» Given records:
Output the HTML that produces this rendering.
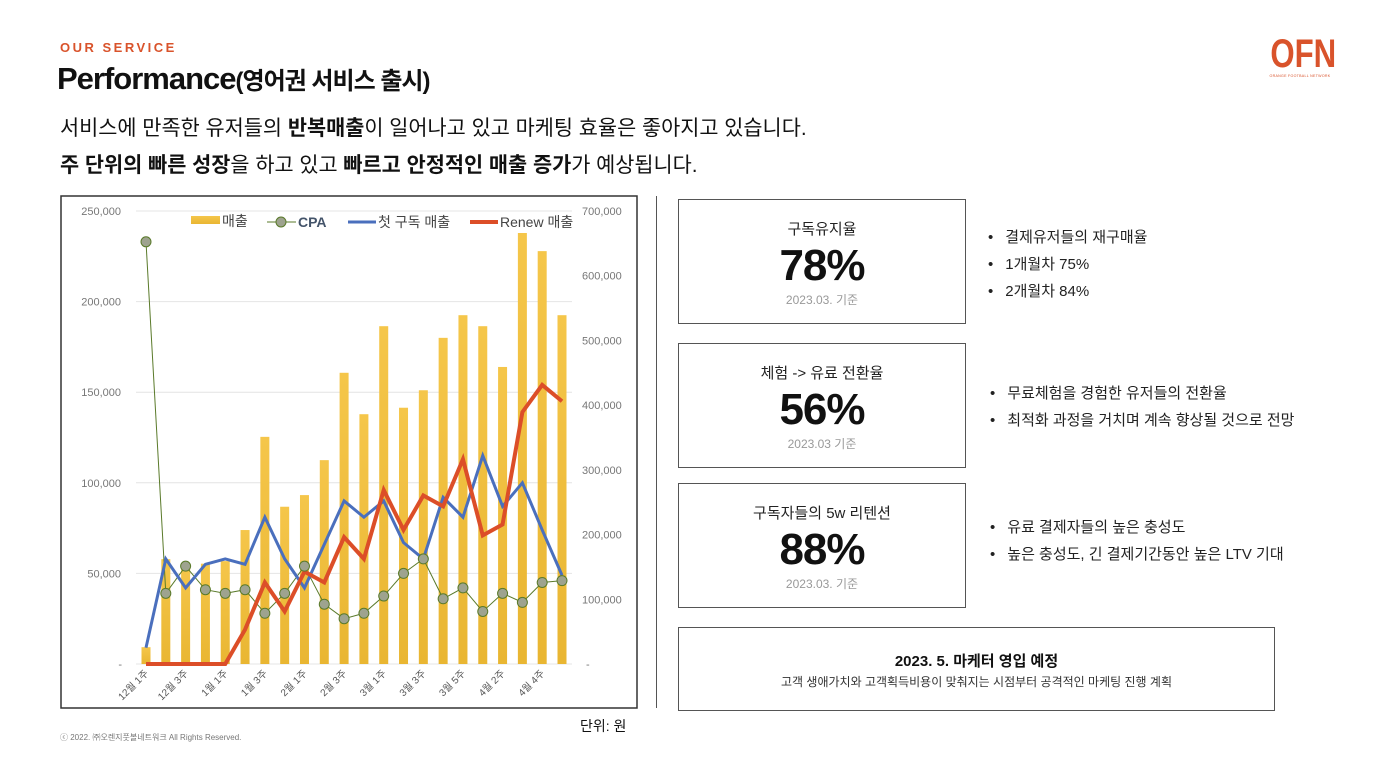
<!DOCTYPE html>
<html><head><meta charset="utf-8">
<style>
*{margin:0;padding:0;box-sizing:border-box}
body{width:1385px;height:774px;background:#fff;position:relative;overflow:hidden;font-family:"Liberation Sans","Noto Sans CJK KR",sans-serif;color:#111}
.abs{position:absolute}
.box{position:absolute;border:1px solid #555;background:#fff;text-align:center}
.box .t{font-size:15px;color:#222;margin-top:18px}
.box .big{font-size:44px;font-weight:bold;letter-spacing:-1px;line-height:50px;margin-top:2px}
.box .d{font-size:12px;color:#999}
ul{position:absolute;list-style:none;font-size:15px;color:#222}
ul li{line-height:27px}
ul li:before{content:"•";margin-right:12px}
</style></head><body>
<div class="abs" style="left:60px;top:40px;font-size:13px;font-weight:bold;color:#d9532b;letter-spacing:2.5px">OUR SERVICE</div>
<div class="abs" style="left:57px;top:61px;font-size:31px;font-weight:bold;letter-spacing:-1px">Performance<span style="font-size:24px">(영어권 서비스 출시)</span></div>
<div class="abs" style="left:60px;top:111px;font-size:20.8px">서비스에 만족한 유저들의 <b>반복매출</b>이 일어나고 있고 마케팅 효율은 좋아지고 있습니다.</div>
<div class="abs" style="left:60px;top:148px;font-size:20.8px"><b>주 단위의 빠른 성장</b>을 하고 있고 <b>빠르고 안정적인 매출 증가</b>가 예상됩니다.</div>
<div class="abs" style="left:1262px;top:35px;width:76px;text-align:center;color:#d9532b"><div style="font-size:40px;font-weight:bold;line-height:38px;transform:scaleX(0.78)">OFN</div><div style="font-size:4px;letter-spacing:0.3px;transform:scaleX(0.9)">ORANGE FOOTBALL NETWORK</div></div>

<svg class="abs" style="left:0;top:0" width="660" height="774">
<defs><linearGradient id="g" x1="0" y1="0" x2="0" y2="1"><stop offset="0" stop-color="#f5c64a"/><stop offset="1" stop-color="#e9b632"/></linearGradient></defs>
<rect x="61" y="196" width="576" height="512" fill="#fff" stroke="#333" stroke-width="1.5"/>
<g id="grid"></g><g id="bars"></g><g id="lines"></g><g id="labels"></g>
<g font-size="14" fill="#444">
<rect x="191" y="216" width="29" height="8" fill="url(#g)"/><text x="222" y="226">매출</text>
<line x1="267" y1="222" x2="296" y2="222" stroke="#5a7a2a"/><circle cx="281" cy="222" r="5" fill="#9ea38f" stroke="#5a7a2a"/><text x="298" y="227" font-weight="bold" fill="#44546a">CPA</text>
<line x1="348" y1="222" x2="376" y2="222" stroke="#4a6fbd" stroke-width="3"/><text x="378" y="227">첫 구독 매출</text>
<line x1="470" y1="222" x2="498" y2="222" stroke="#dc4e28" stroke-width="4"/><text x="500" y="227">Renew 매출</text>
</g>
</svg>
<div class="abs" style="left:580px;top:716px;font-size:14px">단위: 원</div>
<div class="abs" style="left:60px;top:732px;font-size:8px;color:#777">ⓒ 2022. ㈜오렌지풋볼네트워크 All Rights Reserved.</div>
<div class="abs" style="left:656px;top:196px;width:1px;height:512px;background:#555"></div>

<div class="box" style="left:678px;top:199px;width:288px;height:125px"><div class="t">구독유지율</div><div class="big">78%</div><div class="d">2023.03. 기준</div></div>
<ul style="left:988px;top:224px"><li>결제유저들의 재구매율</li><li>1개월차 75%</li><li>2개월차 84%</li></ul>
<div class="box" style="left:678px;top:343px;width:288px;height:125px"><div class="t">체험 -&gt; 유료 전환율</div><div class="big">56%</div><div class="d">2023.03 기준</div></div>
<ul style="left:990px;top:380px"><li>무료체험을 경험한 유저들의 전환율</li><li>최적화 과정을 거치며 계속 향상될 것으로 전망</li></ul>
<div class="box" style="left:678px;top:483px;width:288px;height:125px"><div class="t">구독자들의 5w 리텐션</div><div class="big">88%</div><div class="d">2023.03. 기준</div></div>
<ul style="left:990px;top:514px"><li>유료 결제자들의 높은 충성도</li><li>높은 충성도, 긴 결제기간동안 높은 LTV 기대</li></ul>
<div class="box" style="left:678px;top:627px;width:597px;height:84px"><div style="font-size:15px;font-weight:bold;margin-top:22px">2023. 5. 마케터 영입 예정</div><div style="font-size:12px;color:#333;margin-top:2px">고객 생애가치와 고객획득비용이 맞춰지는 시점부터 공격적인 마케팅 진행 계획</div></div>

<script>
const categories=["12월 1주","12월 2주","12월 3주","12월 4주","1월 1주","1월 2주","1월 3주","1월 4주","2월 1주","2월 2주","2월 3주","2월 4주","3월 1주","3월 2주","3월 3주","3월 4주","3월 5주","4월 1주","4월 2주","4월 3주","4월 4주","4월 5주"];
const revenue=[26000,162000,150000,155000,159000,207000,351000,243000,261000,315000,450000,386000,522000,396000,423000,504000,539000,522000,459000,666000,638000,539000];
const cpa=[233000,39000,54000,41000,39000,41000,28000,39000,54000,33000,25000,28000,37500,50000,58000,36000,42000,29000,39000,34000,45000,46000];
const firstSub=[9000,58000,42000,55000,58000,55000,81000,58000,42000,66000,90000,81000,90000,67000,58000,92000,81000,115000,87000,100000,74000,49000];
const renew=[0,0,0,0,0,19000,45000,29000,51000,45000,70000,58000,96000,74000,93000,87000,113000,71000,77000,139000,154000,145000];
const leftTicks=[0,50000,100000,150000,200000,250000];
const rightTicks=[0,100000,200000,300000,400000,500000,600000,700000];
const NS="http://www.w3.org/2000/svg";
const x0=146,dx=(562-146)/21,yBase=664,yTop=211;
const xs=i=>x0+i*dx;
const yL=v=>yBase-v/250000*(yBase-yTop);
const yR=v=>yBase-v/700000*(yBase-yTop);
const fmt=v=>v===0?"-":v.toLocaleString("en-US");
function mk(tag,attrs,parent){const e=document.createElementNS(NS,tag);for(const k in attrs)e.setAttribute(k,attrs[k]);document.getElementById(parent).appendChild(e);return e;}
leftTicks.forEach(v=>{
 const l=mk("line",{x1:136,x2:572,y1:yL(v),y2:yL(v),stroke:"#e4e4e4","stroke-width":1},"grid");
 
 
 const t=mk("text",{x:v===0?122:121,y:yL(v)+4,"text-anchor":"end","font-size":11,fill:"#777"},"labels");t.textContent=fmt(v);
 
 
});
rightTicks.forEach(v=>{
 const t=mk("text",{x:v===0?586:582,y:yR(v)+4,"font-size":11,fill:"#777"},"labels");t.textContent=fmt(v);
 
 
});
revenue.forEach((v,i)=>{
 const r=mk("rect",{x:xs(i)-4.5,y:yR(v),width:9,height:yBase-yR(v),fill:"url(#g)"},"bars");
 
 
});
categories.forEach((c,i)=>{
 if(i%2)return;
 const t=mk("text",{x:xs(i)+3,y:674,"text-anchor":"end","font-size":10,fill:"#555",transform:`rotate(-45 ${xs(i)+3} 674)`},"labels");t.textContent=c;
 
 
});
function line(arr,color,w,name){
 const p=mk("polyline",{points:arr.map((v,i)=>xs(i)+","+yL(v)).join(" "),fill:"none",stroke:color,"stroke-width":w,"stroke-linejoin":"miter"},"lines");
 
 
}
line(cpa,"#5a7a2a",1,"cpa-line");
line(firstSub,"#4a6fbd",3,"first-sub-line");
line(renew,"#dc4e28",4,"renew-line");
cpa.forEach((v,i)=>{
 const c=mk("circle",{cx:xs(i),cy:yL(v),r:5,fill:"#9ea38f",stroke:"#5a7a2a","stroke-width":1},"lines");
 
 
});
</script>
</body></html>
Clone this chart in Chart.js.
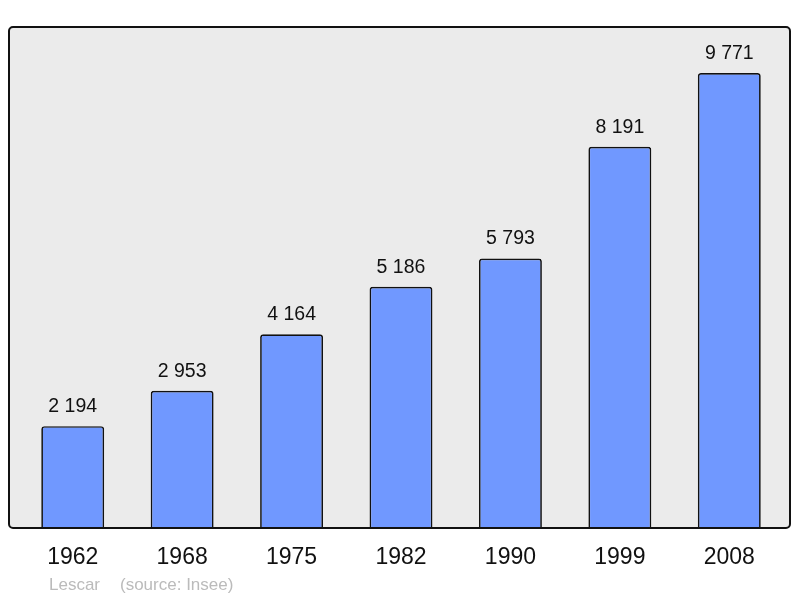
<!DOCTYPE html>
<html>
<head>
<meta charset="utf-8">
<script src="https://cdn.jsdelivr.net/npm/chart.js@4"></script>
<style>
  body { margin: 0; background: #fff; }
  canvas { display: block; }
</style>
</head>
<body>
<canvas id="chart" width="800" height="598"></canvas>
<script>
const years = ['1962', '1968', '1975', '1982', '1990', '1999', '2008'];
const population = [2194, 2953, 4164, 5186, 5793, 8191, 9771];
const yMax = 10760;
const town = 'Lescar';
const source = '(source: Insee)';

const fmt = (v) => v.toLocaleString('fr-FR').replace(/\s/g, ' ');

// grey panel behind the bars, black frame over it
const panel = {
  id: 'panel',
  beforeDatasetsDraw(chart) {
    const { ctx } = chart;
    ctx.save();
    ctx.fillStyle = '#ebebeb';
    ctx.beginPath();
    ctx.roundRect(9, 27, 781, 501, 4);
    ctx.fill();
    ctx.restore();
  },
  afterDatasetsDraw(chart) {
    const { ctx } = chart;
    ctx.save();
    ctx.strokeStyle = '#111';
    ctx.lineWidth = 2;
    ctx.beginPath();
    ctx.roundRect(9, 27, 781, 501, 4);
    ctx.stroke();

    // value labels above each bar
    ctx.fillStyle = '#111';
    ctx.font = '19.5px "Liberation Sans", Arial, sans-serif';
    ctx.textAlign = 'center';
    ctx.textBaseline = 'alphabetic';
    chart.getDatasetMeta(0).data.forEach((bar, i) => {
      ctx.fillText(fmt(population[i]), bar.x, bar.y - 14);
    });

    // footer
    ctx.fillStyle = '#bbbbbb';
    ctx.font = '17px "Liberation Sans", Arial, sans-serif';
    ctx.textAlign = 'left';
    ctx.fillText(town, 49, 590);
    ctx.fillText(source, 120, 590);
    ctx.restore();
  }
};

new Chart(document.getElementById('chart'), {
  type: 'bar',
  data: {
    labels: years,
    datasets: [{
      data: population,
      backgroundColor: '#7098ff',
      borderColor: '#111',
      borderWidth: 1.7,
      borderRadius: 3,
      borderSkipped: 'bottom',
      barPercentage: 0.575,
      categoryPercentage: 1
    }]
  },
  options: {
    responsive: false,
    animation: false,
    layout: { padding: { left: 18, right: 16, top: 27, bottom: 12 } },
    plugins: { legend: { display: false }, tooltip: { enabled: false } },
    scales: {
      x: {
        grid: { display: false, drawTicks: false },
        border: { display: false },
        ticks: { color: '#111', padding: 15, font: { size: 23, family: '"Liberation Sans", Arial, sans-serif' } }
      },
      y: { display: false, min: 0, max: yMax }
    }
  },
  plugins: [panel]
});
</script>
</body>
</html>
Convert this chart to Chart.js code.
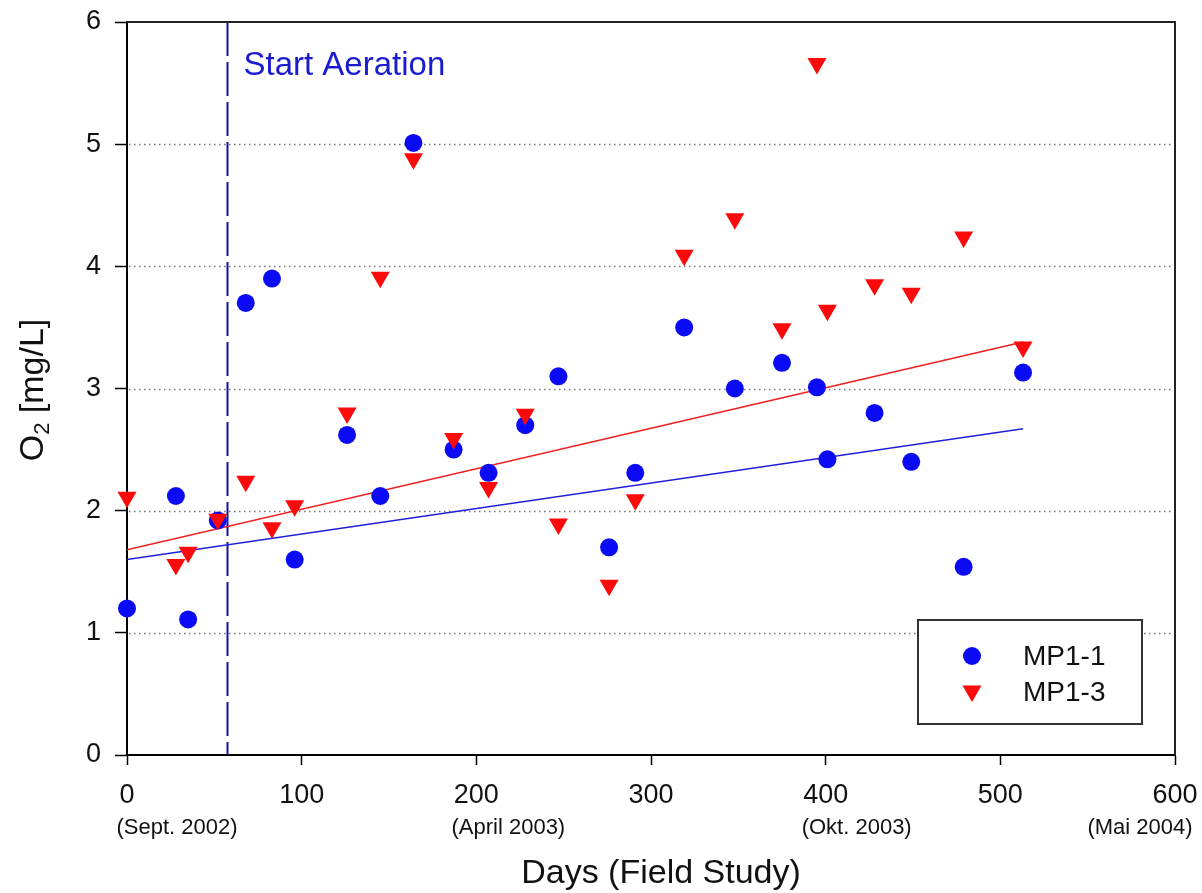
<!DOCTYPE html>
<html>
<head>
<meta charset="utf-8">
<script src="https://cdn.jsdelivr.net/npm/chart.js@4/dist/chart.umd.min.js"></script>
<style>
  body { margin: 0; background: #fff; }
  canvas { display: block; }
</style>
</head>
<body>
<canvas id="o2Chart" width="1202" height="893"></canvas>
<script>
const FONT = "'Liberation Sans', Arial, Helvetica, sans-serif";

// sampling days (field study) and measured O2 values [mg/L]
const days = [0, 28, 35, 52, 68, 83, 96, 126, 145, 164, 187, 207, 228, 247, 276, 291, 319, 348, 375, 395, 401, 428, 449, 479, 513];
const mp11 = [1.20, 2.12, 1.11, 1.92, 3.70, 3.90, 1.60, 2.62, 2.12, 5.01, 2.50, 2.31, 2.70, 3.10, 1.70, 2.31, 3.50, 3.00, 3.21, 3.01, 2.42, 2.80, 2.40, 1.54, 3.13];
const mp13 = [2.11, 1.56, 1.66, 1.93, 2.24, 1.86, 2.04, 2.80, 3.91, 4.88, 2.59, 2.19, 2.79, 1.89, 1.39, 2.09, 4.09, 4.39, 3.49, 5.66, 3.64, 3.85, 3.78, 4.24, 3.34];

// linear trend lines, end points
const trendDays = [0, 513];
const trend11 = [1.60, 2.67];
const trend13 = [1.68, 3.38];

const aerationDay = 57.5;
const gridLevels = [1, 2, 3, 4, 5];
const subLabelDays = [0, 200, 400, 600];
const subLabelTexts = ["(Sept. 2002)", "(April 2003)", "(Okt. 2003)", "(Mai 2004)"];

const toPoints = (xs, ys) => xs.map((x, i) => ({ x: x, y: ys[i] }));

const BLUE = "#0a0af5";
const RED = "#fa0a0a";

function triangleDown(ctx, x, y, r) {
  const h = r * Math.sqrt(3) / 2;
  ctx.beginPath();
  ctx.moveTo(x - h, y - r / 2);
  ctx.lineTo(x + h, y - r / 2);
  ctx.lineTo(x, y + r);
  ctx.closePath();
  ctx.fill();
}

const decor = {
  id: "decor",
  beforeDatasetsDraw(chart) {
    const { ctx, chartArea, scales } = chart;
    ctx.save();

    // dotted horizontal grid
    ctx.strokeStyle = "#777";
    ctx.lineWidth = 1.5;
    ctx.setLineDash([1.5, 3.5]);
    gridLevels.forEach(v => {
      const y = Math.round(scales.y.getPixelForValue(v)) + 0.5;
      ctx.beginPath();
      ctx.moveTo(chartArea.left + 2, y);
      ctx.lineTo(chartArea.right - 4, y);
      ctx.stroke();
    });

    // start of aeration
    const x = Math.round(scales.x.getPixelForValue(aerationDay)) + 0.5;
    ctx.strokeStyle = "#1414a0";
    ctx.lineWidth = 2;
    ctx.setLineDash([34, 6]);
    ctx.beginPath();
    ctx.moveTo(x, chartArea.top);
    ctx.lineTo(x, chartArea.bottom);
    ctx.stroke();
    ctx.setLineDash([]);

    ctx.fillStyle = "#1a1ad0";
    ctx.font = "33px " + FONT;
    ctx.textBaseline = "alphabetic";
    ctx.fillText("Start Aeration", x + 16, chartArea.top + 53);
    ctx.restore();
  },
  afterDraw(chart) {
    const { ctx, chartArea, scales } = chart;
    ctx.save();

    // top and right frame
    ctx.strokeStyle = "#222";
    ctx.lineWidth = 2;
    ctx.beginPath();
    ctx.moveTo(chartArea.left, chartArea.top);
    ctx.lineTo(chartArea.right, chartArea.top);
    ctx.lineTo(chartArea.right, chartArea.bottom);
    ctx.stroke();

    // date hints under the day ticks
    ctx.fillStyle = "#111";
    ctx.font = "22px " + FONT;
    ctx.textBaseline = "middle";
    ctx.textAlign = "center";
    const shifts = [50, 32, 31, -35];
    subLabelDays.forEach((d, i) => {
      ctx.fillText(subLabelTexts[i], scales.x.getPixelForValue(d) + shifts[i], 828);
    });

    // x title
    ctx.font = "34px " + FONT;
    ctx.fillText("Days (Field Study)", 661, 874);

    // y title with subscript
    ctx.translate(34, 390);
    ctx.rotate(-Math.PI / 2);
    ctx.textAlign = "left";
    const big = "34px " + FONT;
    const small = "22px " + FONT;
    ctx.font = big;
    const wO = ctx.measureText("O").width;
    ctx.font = small;
    const w2 = ctx.measureText("2").width;
    ctx.font = big;
    const wRest = ctx.measureText(" [mg/L]").width;
    let x0 = -(wO + w2 + wRest) / 2;
    ctx.fillText("O", x0, 0);
    ctx.font = small;
    ctx.fillText("2", x0 + wO, 9);
    ctx.font = big;
    ctx.fillText(" [mg/L]", x0 + wO + w2, 0);
    ctx.setTransform(1, 0, 0, 1, 0, 0);

    // legend
    const lx = chartArea.right - 257;
    const ly = chartArea.bottom - 135;
    ctx.fillStyle = "#fff";
    ctx.fillRect(lx, ly, 224, 104);
    ctx.strokeStyle = "#333";
    ctx.lineWidth = 2;
    ctx.strokeRect(lx, ly, 224, 104);
    ctx.fillStyle = BLUE;
    ctx.beginPath();
    ctx.arc(lx + 54, ly + 36, 9, 0, Math.PI * 2);
    ctx.fill();
    ctx.fillStyle = RED;
    triangleDown(ctx, lx + 54, ly + 71, 11);
    ctx.fillStyle = "#111";
    ctx.font = "28px " + FONT;
    ctx.textAlign = "left";
    ctx.textBaseline = "middle";
    ctx.fillText("MP1-1", lx + 105, ly + 37);
    ctx.fillText("MP1-3", lx + 105, ly + 73);
    ctx.restore();
  }
};

new Chart("o2Chart", {
  type: "scatter",
  data: {
    datasets: [
      {
        label: "MP1-3",
        data: toPoints(days, mp13),
        pointStyle: "triangle",
        rotation: 180,
        radius: 11,
        backgroundColor: RED,
        borderWidth: 0,
        clip: false,
        order: 0
      },
      {
        label: "MP1-1",
        data: toPoints(days, mp11),
        pointStyle: "circle",
        radius: 9,
        backgroundColor: BLUE,
        borderWidth: 0,
        clip: false,
        order: 1
      },
      {
        type: "line",
        label: "trend MP1-3",
        data: toPoints(trendDays, trend13),
        borderColor: "#f02020",
        borderWidth: 1.5,
        pointRadius: 0,
        fill: false,
        order: 2
      },
      {
        type: "line",
        label: "trend MP1-1",
        data: toPoints(trendDays, trend11),
        borderColor: "#2020d8",
        borderWidth: 1.5,
        pointRadius: 0,
        fill: false,
        order: 3
      }
    ]
  },
  options: {
    responsive: false,
    animation: false,
    layout: { padding: { top: 22, right: 27, left: 0, bottom: 0 } },
    plugins: {
      legend: { display: false },
      tooltip: { enabled: false }
    },
    scales: {
      x: {
        type: "linear",
        min: 0,
        max: 600,
        afterFit: scale => {
          scale.height = 138;
          scale.paddingLeft = 0;
          scale.paddingRight = 0;
        },
        ticks: {
          stepSize: 100,
          color: "#111",
          padding: 14,
          maxRotation: 0,
          font: { family: FONT, size: 27 }
        },
        grid: {
          drawOnChartArea: false,
          tickLength: 10,
          tickColor: "#000",
          tickWidth: 1.5
        },
        border: { color: "#000", width: 2 }
      },
      y: {
        min: 0,
        max: 6,
        afterFit: scale => {
          scale.width = 127;
          scale.paddingTop = 0;
          scale.paddingBottom = 0;
        },
        ticks: {
          stepSize: 1,
          color: "#111",
          padding: 14,
          font: { family: FONT, size: 27 }
        },
        grid: {
          drawOnChartArea: false,
          tickLength: 12,
          tickColor: "#000",
          tickWidth: 1.5
        },
        border: { color: "#000", width: 2 }
      }
    }
  },
  plugins: [decor]
});
</script>
</body>
</html>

» Task requirements: Out of the material above, gather each line where "this" appears.

» Task output:
Output the HTML that produces this rendering.
Clone this chart in Chart.js.
Convert this chart to Chart.js code.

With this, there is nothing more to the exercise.